Submitted by gratitudeiskey on
Ryan:
I was never able to respond to this reply but was on the site today asking some medical questions and thought possibly you might read this. How are things going? How are things with you and your wife? More importantly, how are you? I'd really love to see how things are progressing for you?
My husband and I are still continuing to go to our ADHD coach and continues to help us in our journey. There have been been some very difficult periods but we are still trying and doing our best to be responsible for our own issues and our commitment as spouses. He has gone a few times to see her alone and these sessions have been very valuable. I wish that we had enough money for him to go every month but we simply can’t afford it. It’s still very difficult at times. When he is not using his tools and back to the same old, same old, it’s very hard for me constantly remind myself that his brain just doesn’t work like mine. To be honest, I just want it to. I want him not to be forgetful and better with money and more affectionate and not so focused on his own needs and wants. But, that’s not who he is. I guess I could just end the marriage and just say that we were too different and this is too much work. Heck, I almost did that. I do feel that sometimes I’m stuffing too much and taking too much upon myself within the marriage…but THAT is my issue. If I feel resentment, that’s not my husbands fault. That’s just my feeling of whatever situation we are in.
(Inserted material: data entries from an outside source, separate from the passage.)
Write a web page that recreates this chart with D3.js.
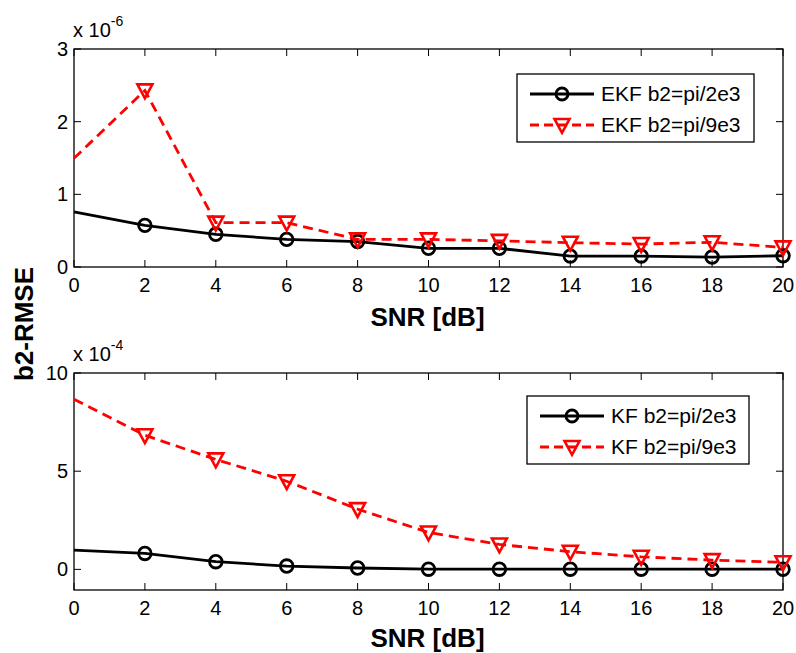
<!DOCTYPE html>
<html>
<head>
<meta charset="utf-8">
<script src="https://d3js.org/d3.v7.min.js"></script>
<style>
  body { margin: 0; background: #fff; }
  svg { font-family: "Liberation Sans", Arial, Helvetica, sans-serif; }
</style>
</head>
<body>
<script>
// SNR values (dB)
var snr = [0, 2, 4, 6, 8, 10, 12, 14, 16, 18, 20];

// top panel, values in units of 1e-6
var ekf2e3 = [0.757, 0.573, 0.45, 0.38, 0.35, 0.257, 0.257, 0.15, 0.15, 0.137, 0.155];
var ekf9e3 = [1.495, 2.43, 0.61, 0.61, 0.38, 0.38, 0.36, 0.334, 0.316, 0.34, 0.27];

// bottom panel, values in units of 1e-4
var kf2e3 = [0.98, 0.81, 0.39, 0.17, 0.07, 0.01, 0.01, 0.01, 0.01, 0.01, 0.01];
var kf9e3 = [8.66, 6.83, 5.6, 4.49, 3.07, 1.88, 1.27, 0.9, 0.64, 0.47, 0.36];

var xTicks = [0, 2, 4, 6, 8, 10, 12, 14, 16, 18, 20];
var topYTicks = [0, 1, 2, 3];
var botYTicks = [0, 5, 10];

var W = 796, H = 653;
var svg = d3.select('body').append('svg')
  .attr('width', W)
  .attr('height', H);

var x = d3.scaleLinear().domain([0, 20]).range([74, 783]);

function panel(opts) {
  var y = d3.scaleLinear().domain(opts.ydom).range([opts.bottom, opts.top]);
  var g = svg.append('g');

  // ticks inside, on all four sides
  var tickLen = 7;
  xTicks.forEach(function(t) {
    g.append('line').attr('x1', x(t)).attr('x2', x(t))
      .attr('y1', opts.bottom).attr('y2', opts.bottom - tickLen)
      .attr('stroke', '#000').attr('stroke-width', 1);
    g.append('line').attr('x1', x(t)).attr('x2', x(t))
      .attr('y1', opts.top).attr('y2', opts.top + tickLen)
      .attr('stroke', '#000').attr('stroke-width', 1);
    g.append('text').attr('x', x(t)).attr('y', opts.bottom + 25)
      .attr('text-anchor', 'middle').attr('font-size', 20).text(t);
  });
  opts.yticks.forEach(function(t) {
    g.append('line').attr('x1', 74).attr('x2', 74 + tickLen)
      .attr('y1', y(t)).attr('y2', y(t))
      .attr('stroke', '#000').attr('stroke-width', 1);
    g.append('line').attr('x1', 783).attr('x2', 783 - tickLen)
      .attr('y1', y(t)).attr('y2', y(t))
      .attr('stroke', '#000').attr('stroke-width', 1);
    g.append('text').attr('x', 68).attr('y', y(t) + 7)
      .attr('text-anchor', 'end').attr('font-size', 20).text(t);
  });

  g.append('rect').attr('x', 74).attr('y', opts.top)
    .attr('width', 783 - 74).attr('height', opts.bottom - opts.top)
    .attr('fill', 'none').attr('stroke', '#000').attr('stroke-width', 1.3);

  // exponent label
  var ex = g.append('text').attr('x', 73).attr('y', opts.top - 12)
    .attr('font-size', 20);
  ex.append('tspan').text('x 10');
  ex.append('tspan').attr('font-size', 14).attr('dy', -11).text(opts.exp);

  // x label
  g.append('text').attr('x', (74 + 783) / 2 - 1).attr('y', opts.labelY)
    .attr('text-anchor', 'middle').attr('font-size', 26).attr('font-weight', 'bold')
    .text('SNR [dB]');

  var line = d3.line().x(function(d, i) { return x(snr[i]); }).y(function(d) { return y(d); });

  var dg = g.append('g');

  // black solid with circles
  dg.append('path').datum(opts.a).attr('d', line)
    .attr('fill', 'none').attr('stroke', '#000').attr('stroke-width', 2.8);
  dg.selectAll('circle.m').data(opts.a.slice(1)).enter().append('circle')
    .attr('cx', function(d, i) { return x(snr[i + 1]); })
    .attr('cy', function(d) { return y(d); })
    .attr('r', 6.3).attr('fill', 'none').attr('stroke', '#000').attr('stroke-width', 2.8);

  // red dashed with triangles
  dg.append('path').datum(opts.b).attr('d', line)
    .attr('fill', 'none').attr('stroke', '#ff0000').attr('stroke-width', 2.8)
    .attr('stroke-dasharray', '10,6');
  dg.selectAll('path.tri').data(opts.b.slice(1)).enter().append('path')
    .attr('class', 'tri')
    .attr('d', function(d, i) { return tri(x(snr[i + 1]), y(d)); })
    .attr('fill', 'none').attr('stroke', '#ff0000').attr('stroke-width', 2.6);

  // legend
  var L = opts.legend;
  g.append('rect').attr('x', L.x).attr('y', L.y).attr('width', L.w).attr('height', L.h)
    .attr('fill', '#fff').attr('stroke', '#000').attr('stroke-width', 1.3);
  var r1 = L.y + 20, r2 = L.y + 51;
  var lx0 = L.x + 13, lx1 = L.x + 77, lm = (lx0 + lx1) / 2;
  g.append('line').attr('x1', lx0).attr('x2', lx1).attr('y1', r1).attr('y2', r1)
    .attr('stroke', '#000').attr('stroke-width', 2.8);
  g.append('circle').attr('cx', lm).attr('cy', r1).attr('r', 6)
    .attr('fill', 'none').attr('stroke', '#000').attr('stroke-width', 2.8);
  g.append('line').attr('x1', lx0).attr('x2', lx1).attr('y1', r2).attr('y2', r2)
    .attr('stroke', '#ff0000').attr('stroke-width', 2.8).attr('stroke-dasharray', '9,5');
  g.append('path').attr('d', tri(lm, r2))
    .attr('fill', 'none').attr('stroke', '#ff0000').attr('stroke-width', 2.6);
  g.append('text').attr('x', L.x + 84).attr('y', r1 + 7).attr('font-size', 21).text(L.labels[0]);
  g.append('text').attr('x', L.x + 84).attr('y', r2 + 7).attr('font-size', 21).text(L.labels[1]);
}

function tri(cx, cy) {
  var s = 7.5;
  return 'M' + (cx - s) + ',' + (cy - s * 0.8) +
    'L' + (cx + s) + ',' + (cy - s * 0.8) +
    'L' + cx + ',' + (cy + s * 1.05) + 'Z';
}

panel({
  top: 49, bottom: 267, ydom: [0, 3], yticks: topYTicks, exp: '-6', labelY: 326,
  a: ekf2e3, b: ekf9e3,
  legend: { x: 517, y: 74, w: 237, h: 68, labels: ['EKF b2=pi/2e3', 'EKF b2=pi/9e3'] }
});

panel({
  top: 373, bottom: 590, ydom: [-1.05, 10], yticks: botYTicks, exp: '-4', labelY: 647,
  a: kf2e3, b: kf9e3,
  legend: { x: 527, y: 396, w: 222, h: 68, labels: ['KF b2=pi/2e3', 'KF b2=pi/9e3'] }
});

// shared y label
svg.append('text')
  .attr('transform', 'translate(33,324) rotate(-90)')
  .attr('text-anchor', 'middle').attr('font-size', 26).attr('font-weight', 'bold')
  .text('b2-RMSE');
</script>
</body>
</html>
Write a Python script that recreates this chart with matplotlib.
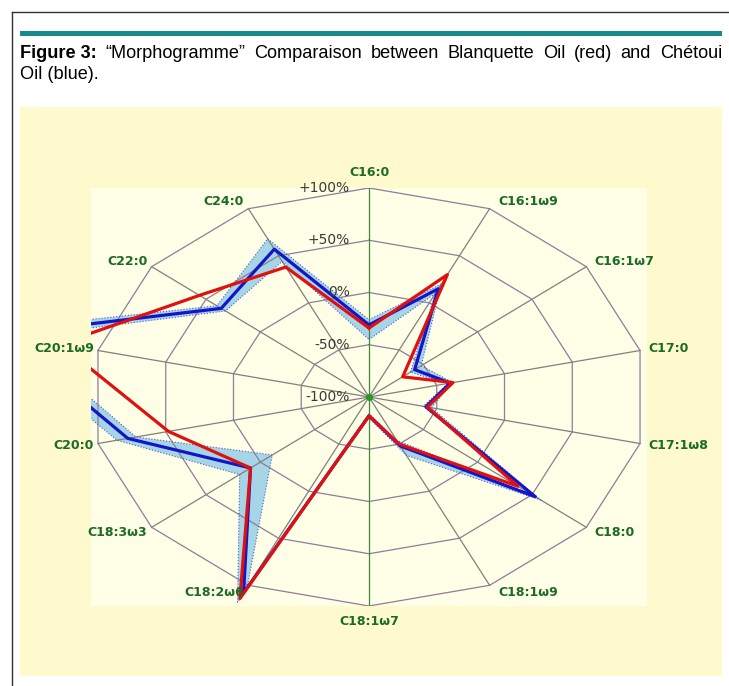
import matplotlib.pyplot as plt
import numpy as np
from matplotlib.patches import Rectangle, PathPatch
from matplotlib.path import Path
from matplotlib.lines import Line2D

# fatty acids, clockwise from the top
acids = ['C16:0', 'C16:1ω9', 'C16:1ω7', 'C17:0', 'C17:1ω8', 'C18:0', 'C18:1ω9',
         'C18:1ω7', 'C18:2ω6', 'C18:3ω3', 'C20:0', 'C20:1ω9', 'C22:0', 'C24:0']
ring_values = [-100, -50, 0, 50, 100]
ring_labels = ['-100%', '-50%', '0%', '+50%', '+100%']

# deviation in %
blanquette = [-34, 30, -69, -38, -57, 37, -50, -82, 114, 9, 48, 128, 56, 38]
chetoui = [-31, 15, -58, -40, -58, 53, -48, -82, 108, 9, 78, 170, 36, 57]
chetoui_min = [-45, 10, -62, -42, -60, 50, -54, -84, 102, -11, 72, 158, 32, 44]
chetoui_max = [-26, 20, -52, -38, -54, 58, -38, -80, 118, 19, 86, 184, 40, 68]

W, H = 729, 686
fig = plt.figure(figsize=(W / 100, H / 100), dpi=100)
fig.patch.set_facecolor('white')


def fx(px):
    return px / W


def fy(py):
    return 1 - py / H


# page frame, teal rule and caption
fig.add_artist(Line2D([fx(12), 1], [fy(12), fy(12)], color='#333333', lw=1))
fig.add_artist(Line2D([fx(12), fx(12)], [fy(12), 0], color='#333333', lw=1))
fig.add_artist(Rectangle((fx(20), fy(36)), fx(722) - fx(20), 5 / H,
                         color='#178a8c', lw=0))

cap_font = 'Liberation Sans'
cap_size = 13.1
line1 = ['Figure 3:', '“Morphogramme”', 'Comparaison', 'between', 'Blanquette',
         'Oil', '(red)', 'and', 'Chétoui']
words = []
for k, w in enumerate(line1):
    words.append(fig.text(0, fy(58), w, fontsize=cap_size, family=cap_font,
                          weight='bold' if k == 0 else 'normal', va='baseline'))
fig.canvas.draw()
widths = [t.get_window_extent().width for t in words]
gap = (702 - sum(widths)) / (len(words) - 1)
x = 20
for t, w in zip(words, widths):
    t.set_x(fx(x))
    x += w + gap
fig.text(fx(20), fy(79), 'Oil (blue).', fontsize=cap_size, family=cap_font, va='baseline')

# yellow panel behind the chart
fig.add_artist(Rectangle((fx(20), fy(676)), fx(722) - fx(20), (676 - 107) / H,
                         color='#fffacd', lw=0, zorder=0))

ax = fig.add_axes([fx(91), fy(606), fx(647) - fx(91), (606 - 188) / H])
ax.set_xlim(-1, 1)
ax.set_ylim(-1, 1)
ax.axis('off')
ax.add_patch(Rectangle((-1, -1), 2, 2, color='#fffee6', lw=0, zorder=0))

n = len(acids)
theta = np.arange(n) * 2 * np.pi / n


def to_xy(vals):
    r = (np.asarray(vals, dtype=float) + 100) / 200
    return r * np.sin(theta), r * np.cos(theta)


def closed(a):
    return np.append(a, a[0])


# grid
for v in ring_values[1:]:
    gx, gy = to_xy([v] * n)
    ax.plot(closed(gx), closed(gy), color='#8e7e96', lw=0.9, zorder=2)
ox, oy = to_xy([100] * n)
for i in range(n):
    col = '#3d8a3d' if i in (0, 7) else '#808080'
    ax.plot([0, ox[i]], [0, oy[i]], color=col, lw=0.9, zorder=2)

# chetoui min/max band
lx, ly = to_xy(chetoui_min)
hx, hy = to_xy(chetoui_max)
verts = list(zip(closed(hx), closed(hy))) + list(zip(closed(lx)[::-1], closed(ly)[::-1]))
codes = ([Path.MOVETO] + [Path.LINETO] * (n - 1) + [Path.CLOSEPOLY]) * 2
ax.add_patch(PathPatch(Path(verts, codes), facecolor='#a6d6e6', lw=0, zorder=1))
ax.plot(closed(hx), closed(hy), color='#4a5ad6', lw=0.8, ls=':', zorder=3)
ax.plot(closed(lx), closed(ly), color='#4a5ad6', lw=0.8, ls=':', zorder=3)

bx, by = to_xy(chetoui)
ax.plot(closed(bx), closed(by), color='#1414c8', lw=2.3, zorder=4)
rx, ry = to_xy(blanquette)
ax.plot(closed(rx), closed(ry), color='#e01010', lw=2.3, zorder=5)

ax.plot(0, 0, 'o', color='#1f9a1f', ms=4, zorder=6)

# radial scale
for v, lab in zip(ring_values, ring_labels):
    r = (v + 100) / 200
    ax.text(-0.07, r, lab, ha='right', va='center', fontsize=10,
            color='#3a3a3a', zorder=7, clip_on=False)

# axis labels
for i, lab in enumerate(acids):
    s, c = np.sin(theta[i]), np.cos(theta[i])
    if abs(s) < 0.1:
        ha, dx, dy = 'center', 0, 11 * np.sign(c)
    elif s > 0:
        ha, dx, dy = 'left', 6, 6 * c
    else:
        ha, dx, dy = 'right', -3, 6 * c
    ax.annotate(lab, xy=(ox[i], oy[i]), xytext=(dx, dy), textcoords='offset points',
                ha=ha, va='center', fontsize=9, weight='bold', color='#1b6b25',
                annotation_clip=False, zorder=7)

fig.savefig('out.png', dpi=100)
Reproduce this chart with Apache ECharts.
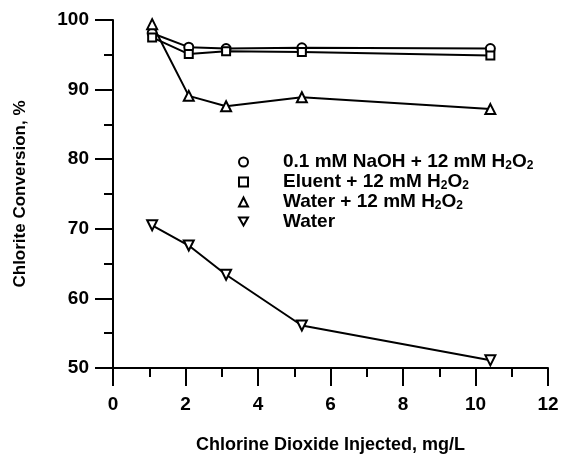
<!DOCTYPE html>
<html>
<head>
<meta charset="utf-8">
<script src="https://cdn.jsdelivr.net/npm/echarts@6/dist/echarts.min.js"></script>
<style>
  html, body { margin: 0; padding: 0; background: #fff; }
  #chart { width: 562px; height: 459px; }
</style>
</head>
<body>
<div id="chart"></div>
<script>
// chlorine dioxide injected, mg/L
const doseX = [1.08, 2.09, 3.12, 5.21, 10.41];
// chlorite conversion, %
const naohH2o2 = [98.1, 96.1, 95.9, 96.0, 95.9];
const eluentH2o2 = [97.5, 95.1, 95.5, 95.4, 94.9];
const waterH2o2 = [99.4, 89.1, 87.6, 88.9, 87.2];
const waterOnly = [70.5, 67.6, 63.4, 56.1, 51.1];

const seriesNames = ['0.1 mM NaOH + 12 mM H2O2', 'Eluent + 12 mM H2O2', 'Water + 12 mM H2O2', 'Water'];
const legendIcons = ['circle', 'rect', 'triangle', 'path://M0,0L10,0L5,9Z'];

let myChart = echarts.init(document.getElementById('chart'));

function pairs(ys) {
  return doseX.map((x, i) => [x, ys[i]]);
}

const font = 'Liberation Sans, Arial, sans-serif';

function makeSeries(name, ys, symbol, rotate, size) {
  return {
    name: name,
    type: 'line',
    data: pairs(ys),
    symbol: symbol,
    symbolSize: size,
    symbolRotate: rotate,
    showAllSymbol: true,
    lineStyle: { color: '#000', width: 2 },
    itemStyle: { color: '#fff', borderColor: '#000', borderWidth: 2 },
    emphasis: { disabled: true },
    z: 2
  };
}

const tickStyle = { color: '#000', width: 2 };
const labelStyle = { fontSize: 19, fontWeight: 'bold', color: '#000', fontFamily: font };
const nameStyle = { fontSize: 17, fontWeight: 'bold', color: '#000', fontFamily: font };

let option = {
  animation: false,
  textStyle: { fontFamily: font, color: '#000' },
  grid: { left: 113, top: 20, right: 14, bottom: 91 },
  legend: {
    orient: 'vertical',
    left: 238,
    top: 152,
    padding: 0,
    itemWidth: 9,
    itemHeight: 9,
    itemGap: 0,
    symbolRotate: 0,
    data: seriesNames.map((n, i) => ({ name: n, icon: legendIcons[i] })),
    formatter: function (name) {
      // H2O2 写成下标
      let parts = name.split('H2O2');
      let s = '{n|' + parts[0] + '}';
      if (parts.length > 1) {
        s += '{n|H}{s|2}{n|O}{s|2}';
      }
      return s;
    },
    textStyle: {
      rich: {
        n: { fontFamily: font, fontSize: 19, fontWeight: 'bold', color: '#000', lineHeight: 19 },
        s: { fontFamily: font, fontSize: 12, fontWeight: 'bold', color: '#000', lineHeight: 11, padding: [8, 0, 0, 0] }
      },
      padding: [0, 0, 0, 30]
    }
  },
  xAxis: {
    type: 'value',
    min: 0,
    max: 12,
    interval: 2,
    name: 'Chlorine Dioxide Injected, mg/L',
    nameLocation: 'middle',
    nameGap: 68,
    nameTextStyle: Object.assign({}, nameStyle, { fontSize: 18 }),
    axisLine: { lineStyle: tickStyle },
    axisTick: { length: 18, lineStyle: tickStyle },
    minorTick: { show: true, splitNumber: 2, length: 9, lineStyle: tickStyle },
    axisLabel: Object.assign({ margin: 27 }, labelStyle),
    splitLine: { show: false }
  },
  yAxis: {
    type: 'value',
    min: 50,
    max: 100,
    interval: 10,
    name: 'Chlorite Conversion, %',
    nameLocation: 'middle',
    nameGap: 84,
    nameTextStyle: nameStyle,
    axisLine: { show: true, lineStyle: tickStyle },
    axisTick: { show: true, length: 18, lineStyle: tickStyle },
    minorTick: { show: true, splitNumber: 2, length: 9, lineStyle: tickStyle },
    axisLabel: Object.assign({ margin: 24 }, labelStyle),
    splitLine: { show: false }
  },
  series: [
    makeSeries(seriesNames[0], naohH2o2, 'circle', 0, 9),
    makeSeries(seriesNames[1], eluentH2o2, 'rect', 0, 8),
    makeSeries(seriesNames[2], waterH2o2, 'triangle', 0, 10),
    makeSeries(seriesNames[3], waterOnly, 'triangle', 180, 10)
  ]
};

myChart.setOption(option);
</script>
</body>
</html>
If he’s angry at me and I feel horrible about it, that’s MY feeling…he’s not in control of me, only I am. So, I have a bracelet with the serenity prayer on it to remind me of the things I can and cannot control. My husband is NOT one of the things I can control. I have to let him be him and the only thing that I request is that he works on getting better and is active and participative in his treatment. He has done all of that in spades. So, I just chalk the bad days up and try not to let the resentment fester. I go to my CODA meetings and talk to other wives of ADHD spouses. I am also responsible for MYself and MY treatment.
So, I’m still not living in Nirvana and, I realize that I never will…but I am living in “good enough”. Our society poo-poo’s good enough and feeds us the line that we all have to be happy. Well, happy is realative and happy is not about others making you happy…it comes from within. The people I find that are the unhappiest are the people waiting on external sources to being their joy to them…like a waiter. No, you need to make your own joy and your own happiness. This isn’t easy because our society doesn’t produce a bunch of self-soothing individuals. It produces a bunch of customers of the “Happy Market”. So, I just live day to day…sometimes hour by hour and try very hard to let the resentment, blame and pain go. When I operate from a position of love…I always win. It’s just funny how many times I forget that and the resentment wins out.
So, keep doing what you are doing for yourself. Take care of yourself because you know that is what will bring the peace and happiness you seek. With your wife on board or not, seek peace and happiness for yourself. However, I will still have my fingers crossed and say a prayer that, if you respond, you will tell me that your wife is hanging in there with you.
Take good care of yourself Ryan…I hope to hear from you soon.